2026 Base-Case Forecast: Expect an annual average of $4.31/MMBtu (aligned with the latest EIA STEO data). This reflects a ~23% upward revision post-Fern, effectively establishing the $4.00+ incentive price required to stimulate Haynesville drilling and meet the incoming structural demand wave.
📊 The 2026 Execution Roadmap: Quarterly Projections
Natural Gas trades on seasonal psychology as much as physical reality. Here is the quarter-by-quarter playbook.
| Quarter | Avg Price Target | Institutional Catalysts & Data Anchors |
| Q1 (Ongoing) | $5.48 | The Fern Aftermath: The record 360 Bcf weekly withdrawal leaves the end-of-season storage heavily depleted (<1.9 Tcf). Temporary Appalachian/Permian freeze-offs tightened the balance to multi-year extremes. |
| Q2 (Jun 30) | $3.61 | The Injection Rebuild: Milder shoulder demand takes over. Production ramps to ~109.9 Bcf/d as Permian takeaway constraints ease marginally. This is the accumulation zone before the summer burn. |
| Q3 (Sep 30) | $3.86 | The Power Burn & Hurricane Tail Risk: Summer electric power demand spikes, supplemented by early global LNG pulls. Production hits 110.2 Bcf/d. Any major Gulf hurricane threat instantly injects a massive volatility premium. |
| Q4 (Dec 31) | $4.29 | The Structural Squeeze: Early heating season draws begin. LNG exports average a record 16.4 Bcf/d, and new Permian pipelines coming online drive aggressive H2 market acceleration. |
⚖️ Probability-Weighted Risk Scenarios
Natural gas is the most volatile major commodity on earth. You must map the tails.

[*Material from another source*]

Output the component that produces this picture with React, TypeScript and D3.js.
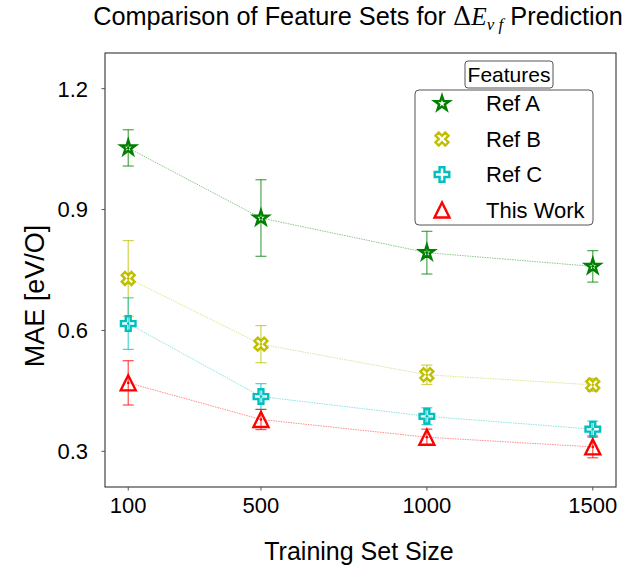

55–60% | Base Consensus: Annual Average $4.31. Normal post-Fern weather normalization meets a measured rig response (Baker Hughes gas rigs stabilize ~133). Structural LNG and power demand perfectly offset supply elasticity.
25% | Tight Winter / LNG Surge (Bull): Annual Average $5.15–$5.40 (Q1 >$6.50). Persistent cold extends into April. Europe/Asia LNG bidding wars push exports >17 Bcf/d. Associated gas from oil drilling slows, and storage ends October below the 5-year average.
15% | Mild Weather / Oversupply (Bear): Annual Average $3.35–$3.60. A rapid storage rebuild overwhelms the market. Mild summer cooling, strong renewable energy displacement, and recessionary industrial demand drops cause production to wildly overshoot (112+ Bcf/d).
5–10% | Extreme Black Swan Volatility: * Bull Extreme (>$6.50): A major hurricane cluster wipes out 10–15 Bcf/d of Gulf production, or a geopolitical escalation spikes global LNG arbitrage.
Bear Extreme (<$2.80): Deep global recession meets a mild winter, forcing US export cancellations and crashing implied volatility.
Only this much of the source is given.